The tumult of 1968 carried over to sports. Bill Russell, having led the Celtics to the championship, called Boston a “flea market of racism” when his house was vandalized by racist graffiti. Muhammad Ali asked, “Can they take my title without me being whupped?” after being stripped of his heavyweight title for resisting the draft.
As leaders of the Olympic Project for Human Rights, Smith and Carlos wanted to organize a black boycott of the Olympics to bring attention to the injustices black Americans were facing. Some Olympians agreed to wear OPHR buttons, others to demonstrate once they got to the games, but there was little support for a boycott (basketball players Kareem Abdul-Jabbar, Lucius Allen, and Mike Warren did boycott the games). So they decided on their “Black Power Salute” protest.
Smith’s and Carlos’ action got them expelled from the Olympic Village and suspended from the Games. That was just the start of the retribution visited upon them, according to various news accounts.
When they returned home, Smith recalled, “The ridicule was great, but it went deeper than us personally.” It went “to our (siblings) and our parents. My mother died of a heart attack in 1970 as a result of pressure delivered to her from manure and dead rats (sent) in the mail. My brothers in high school were kicked off the football team, my brother in Oregon had his scholarship taken away.”
Carlos said, “They finally figured out they could pierce my armor by breaking up my family and they did that.” His wife committed suicide, which he attributes in part to the viciousness of the backlash.
No one would hire them. “We were under tremendous economic strain,” said Carlos.
Fast forward to October 17, 2005: a 20-foot statue of Smith and Carlos in their Olympic pose was unveiled at San Jose State University as “a fitting tribute to two amazing athletes who rose to their moment in time” (earlier, honorary doctorates were conferred on them).

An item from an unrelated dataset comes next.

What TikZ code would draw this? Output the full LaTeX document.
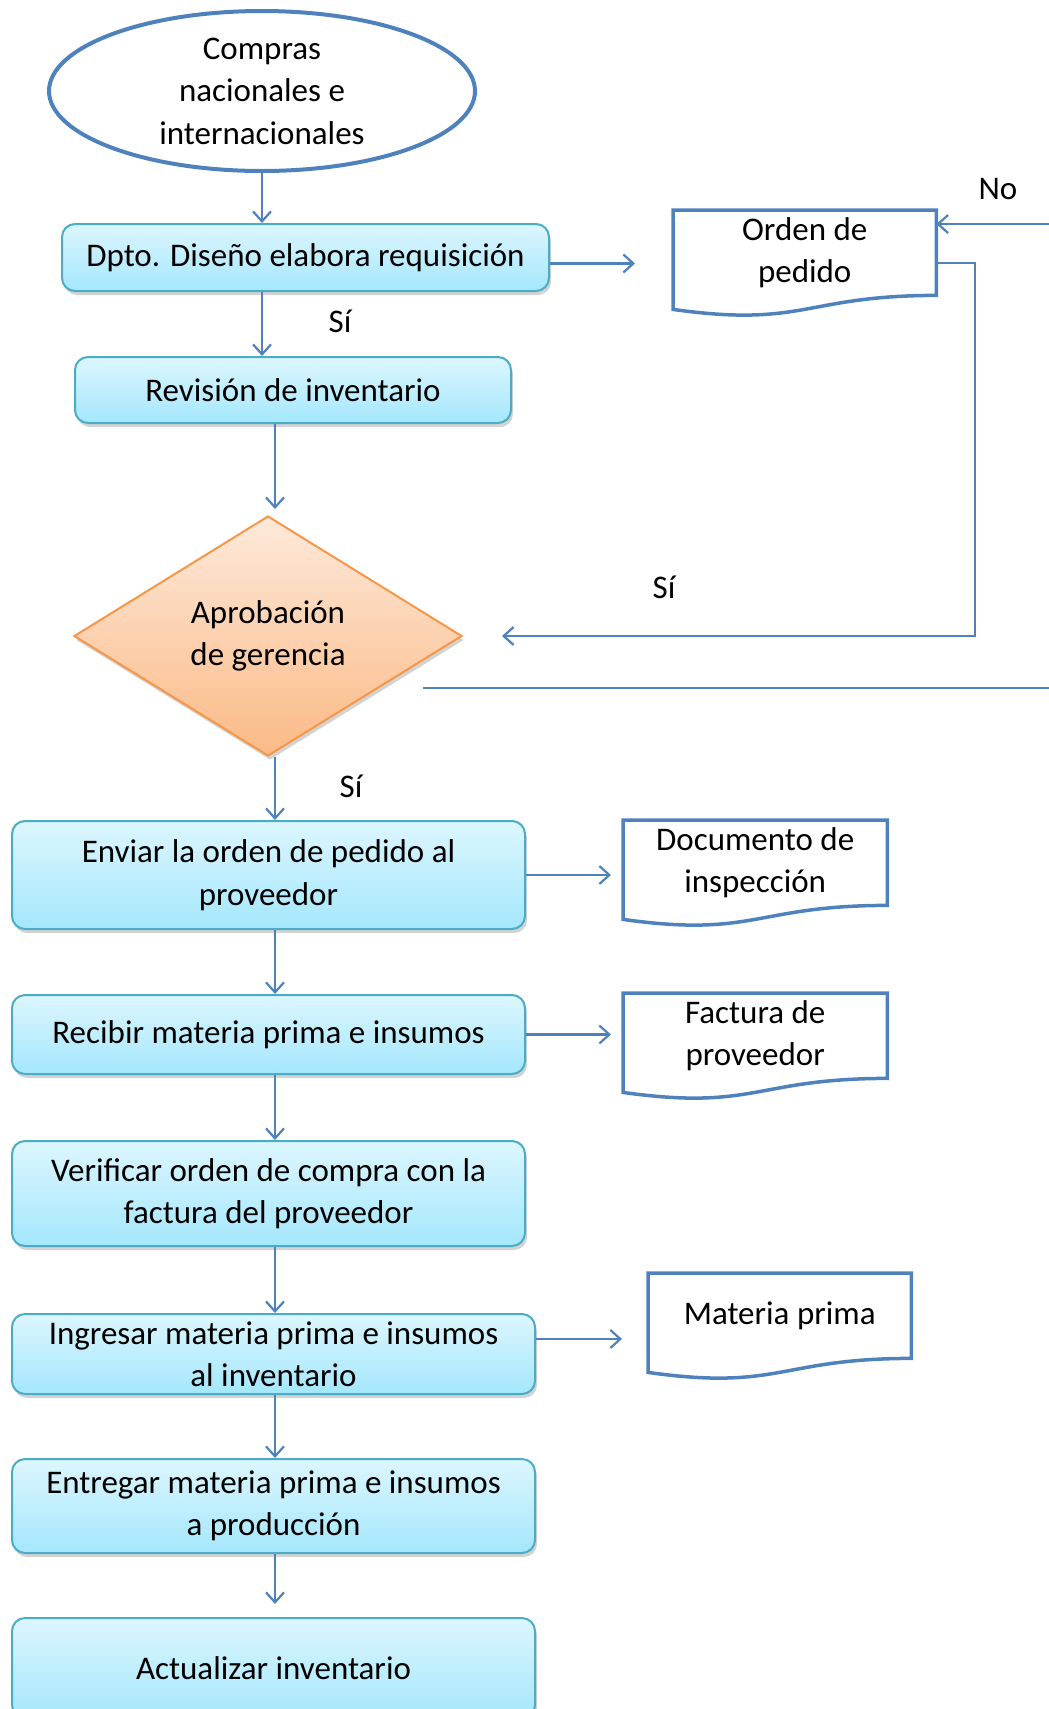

Carlos objected that the statue doesn’t include Norman, but Norman endorsed the design. The empty space is to allow students to stand in the statue and speak out on issues. “I love that idea,” said Norman.
At the ceremony, Smith said, “We felt a need to represent people who had no platform.” And Carlos said, “you cannot regret what you knew, to the very core of your person, was right.”
Oh, to have the likes of Smith and Carlos, Norman, Ali, Abdul-Jabbar, Allen, and Warren again.
Instead, we have Nike spokesman Michael Jordan, who refused to endorse fellow North Carolinian Harvey Gant over the racist Jesse Helms for U.S. Senate because “Republicans buy shoes too.” And who dismissed questions about Nike’s slave-labor sweatshops with, “My job is to endorse shoes.”
And Tiger Woods, who refused to support a boycott of Augusta National Golf Club for its policy of excluding women from membership. And Charles Barkley, who defended his endorsement of Nike shoes, which many poor kids cannot afford, by saying: “They don’t stop selling Mercedes Benzes just because some people can’t afford them, do they?”
Paraphrasing the 1960s song: where have all the principles gone? c/s
Salomón R. Baldenegro is a political historian and activist. The “c/s” at the end of his column is a Chicano barrio term for “con safos,” which has no literal translation but conveys closure: “that’s it” or “that’s my story, and I’m sticking to it.”